Problem statement: Copy out every line exactly, passing over the pictures.

=-=-=

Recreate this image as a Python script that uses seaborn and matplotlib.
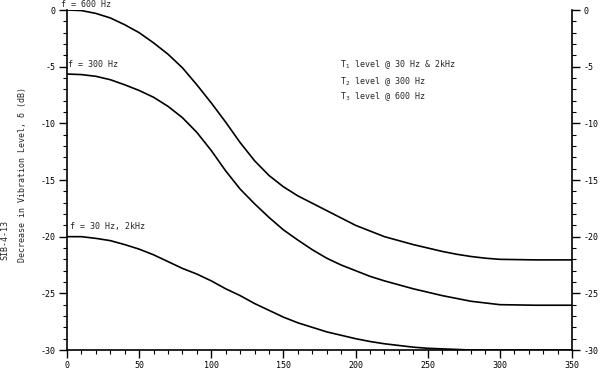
import numpy as np
import pandas as pd
import matplotlib
matplotlib.use('Agg')
import matplotlib.pyplot as plt
from matplotlib.ticker import MultipleLocator
import seaborn as sns

# distance values
x_vals = [0, 10, 20, 30, 40, 50, 60, 70, 80, 90, 100, 110, 120, 130, 140, 150,
          160, 170, 180, 190, 200, 210, 220, 230, 240, 250, 260, 270, 280, 290,
          300, 325, 350]
y_600 = [0.0, -0.05, -0.3, -0.7, -1.3, -2.0, -2.9, -3.9, -5.1, -6.6, -8.2, -9.9,
         -11.7, -13.3, -14.6, -15.6, -16.4, -17.05, -17.7, -18.35, -19.0, -19.5,
         -20.0, -20.35, -20.7, -21.0, -21.3, -21.55, -21.75, -21.9, -22.0,
         -22.05, -22.05]
y_300 = [-5.65, -5.7, -5.85, -6.15, -6.6, -7.1, -7.7, -8.5, -9.5, -10.8, -12.4,
         -14.2, -15.8, -17.1, -18.3, -19.4, -20.3, -21.15, -21.9, -22.5, -23.0,
         -23.5, -23.9, -24.25, -24.6, -24.9, -25.2, -25.45, -25.7, -25.85, -26.0,
         -26.05, -26.05]
y_30 = [-20.0, -20.0, -20.15, -20.35, -20.7, -21.1, -21.6, -22.2, -22.8, -23.3,
        -23.9, -24.6, -25.2, -25.9, -26.5, -27.1, -27.6, -28.0, -28.4, -28.7,
        -29.0, -29.25, -29.45, -29.6, -29.75, -29.85, -29.9, -29.95, -30.0,
        -30.0, -30.0, -30.0, -30.0]

curve_labels = ['f = 600 Hz', 'f = 300 Hz', 'f = 30 Hz, 2kHz']
legend_lines = ['T$_1$ level @ 30 Hz & 2kHz',
                'T$_2$ level @ 300 Hz',
                'T$_3$ level @ 600 Hz']

sns.set_style('ticks')
plt.rcParams['font.family'] = ['DejaVu Sans Mono', 'DejaVu Sans']
plt.rcParams['axes.unicode_minus'] = False
fs = 6

df = pd.DataFrame({'x': x_vals * 3,
                   'y': y_600 + y_300 + y_30,
                   'curve': [curve_labels[0]] * len(x_vals) + [curve_labels[1]] * len(x_vals)
                            + [curve_labels[2]] * len(x_vals)})

fig = plt.figure(figsize=(6, 3.7), dpi=100)
ax = fig.add_axes([67 / 600, 1 - 350 / 370, (572 - 67) / 600, 340 / 370])
sns.lineplot(data=df, x='x', y='y', units='curve', estimator=None, color='black',
             linewidth=1.2, ax=ax, legend=False)

ax.set_xlim(0, 350)
ax.set_ylim(-30, 0)
ax.xaxis.set_major_locator(MultipleLocator(50))
ax.xaxis.set_minor_locator(MultipleLocator(10))
ax.yaxis.set_major_locator(MultipleLocator(5))
ax.yaxis.set_minor_locator(MultipleLocator(1))
ax.tick_params(axis='both', which='both', direction='out', colors='black', labelsize=fs)
ax.tick_params(axis='y', which='both', left=True, right=True, labelleft=True, labelright=True)
ax.tick_params(which='major', length=6, width=1.0, pad=2)
ax.tick_params(which='minor', length=3, width=0.8)
ax.set_xlabel('')
ax.set_ylabel('')
for s in ['left', 'right', 'bottom']:
    ax.spines[s].set_visible(True)
    ax.spines[s].set_color('black')
    ax.spines[s].set_linewidth(1.2)
ax.spines['top'].set_visible(False)

ax.text(-4, 0.5, curve_labels[0], fontsize=fs, va='center', ha='left', clip_on=False)
ax.text(1, -4.77, curve_labels[1], fontsize=fs, va='center', ha='left')
ax.text(2, -19.06, curve_labels[2], fontsize=fs, va='center', ha='left')
for t, yy in zip(legend_lines, [-4.85, -6.3, -7.6]):
    ax.text(189, yy, t, fontsize=fs, va='center', ha='left')

fig.text(23 / 600, 1 - 175 / 370, 'Decrease in Vibration Level, \u03b4 (dB)', rotation=90,
         fontsize=fs, ha='center', va='center')
fig.text(5 / 600, 1 - 240 / 370, 'SIB-4-13', rotation=90, fontsize=fs,
         ha='center', va='center')

fig.savefig('out.png', dpi=100, facecolor='white')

=-=-=

Finished answer:
Recreate this image as a Python script that uses seaborn and matplotlib.
import numpy as np
import pandas as pd
import matplotlib
matplotlib.use('Agg')
import matplotlib.pyplot as plt
from matplotlib.ticker import MultipleLocator
import seaborn as sns

# distance values
x_vals = [0, 10, 20, 30, 40, 50, 60, 70, 80, 90, 100, 110, 120, 130, 140, 150,
          160, 170, 180, 190, 200, 210, 220, 230, 240, 250, 260, 270, 280, 290,
          300, 325, 350]
y_600 = [0.0, -0.05, -0.3, -0.7, -1.3, -2.0, -2.9, -3.9, -5.1, -6.6, -8.2, -9.9,
         -11.7, -13.3, -14.6, -15.6, -16.4, -17.05, -17.7, -18.35, -19.0, -19.5,
         -20.0, -20.35, -20.7, -21.0, -21.3, -21.55, -21.75, -21.9, -22.0,
         -22.05, -22.05]
y_300 = [-5.65, -5.7, -5.85, -6.15, -6.6, -7.1, -7.7, -8.5, -9.5, -10.8, -12.4,
         -14.2, -15.8, -17.1, -18.3, -19.4, -20.3, -21.15, -21.9, -22.5, -23.0,
         -23.5, -23.9, -24.25, -24.6, -24.9, -25.2, -25.45, -25.7, -25.85, -26.0,
         -26.05, -26.05]
y_30 = [-20.0, -20.0, -20.15, -20.35, -20.7, -21.1, -21.6, -22.2, -22.8, -23.3,
        -23.9, -24.6, -25.2, -25.9, -26.5, -27.1, -27.6, -28.0, -28.4, -28.7,
        -29.0, -29.25, -29.45, -29.6, -29.75, -29.85, -29.9, -29.95, -30.0,
        -30.0, -30.0, -30.0, -30.0]

curve_labels = ['f = 600 Hz', 'f = 300 Hz', 'f = 30 Hz, 2kHz']
legend_lines = ['T$_1$ level @ 30 Hz & 2kHz',
                'T$_2$ level @ 300 Hz',
                'T$_3$ level @ 600 Hz']

sns.set_style('ticks')
plt.rcParams['font.family'] = ['DejaVu Sans Mono', 'DejaVu Sans']
plt.rcParams['axes.unicode_minus'] = False
fs = 6

df = pd.DataFrame({'x': x_vals * 3,
                   'y': y_600 + y_300 + y_30,
                   'curve': [curve_labels[0]] * len(x_vals) + [curve_labels[1]] * len(x_vals)
                            + [curve_labels[2]] * len(x_vals)})

fig = plt.figure(figsize=(6, 3.7), dpi=100)
ax = fig.add_axes([67 / 600, 1 - 350 / 370, (572 - 67) / 600, 340 / 370])
sns.lineplot(data=df, x='x', y='y', units='curve', estimator=None, color='black',
             linewidth=1.2, ax=ax, legend=False)

ax.set_xlim(0, 350)
ax.set_ylim(-30, 0)
ax.xaxis.set_major_locator(MultipleLocator(50))
ax.xaxis.set_minor_locator(MultipleLocator(10))
ax.yaxis.set_major_locator(MultipleLocator(5))
ax.yaxis.set_minor_locator(MultipleLocator(1))
ax.tick_params(axis='both', which='both', direction='out', colors='black', labelsize=fs)
ax.tick_params(axis='y', which='both', left=True, right=True, labelleft=True, labelright=True)
ax.tick_params(which='major', length=6, width=1.0, pad=2)
ax.tick_params(which='minor', length=3, width=0.8)
ax.set_xlabel('')
ax.set_ylabel('')
for s in ['left', 'right', 'bottom']:
    ax.spines[s].set_visible(True)
    ax.spines[s].set_color('black')
    ax.spines[s].set_linewidth(1.2)
ax.spines['top'].set_visible(False)

ax.text(-4, 0.5, curve_labels[0], fontsize=fs, va='center', ha='left', clip_on=False)
ax.text(1, -4.77, curve_labels[1], fontsize=fs, va='center', ha='left')
ax.text(2, -19.06, curve_labels[2], fontsize=fs, va='center', ha='left')
for t, yy in zip(legend_lines, [-4.85, -6.3, -7.6]):
    ax.text(189, yy, t, fontsize=fs, va='center', ha='left')

fig.text(23 / 600, 1 - 175 / 370, 'Decrease in Vibration Level, \u03b4 (dB)', rotation=90,
         fontsize=fs, ha='center', va='center')
fig.text(5 / 600, 1 - 240 / 370, 'SIB-4-13', rotation=90, fontsize=fs,
         ha='center', va='center')

fig.savefig('out.png', dpi=100, facecolor='white')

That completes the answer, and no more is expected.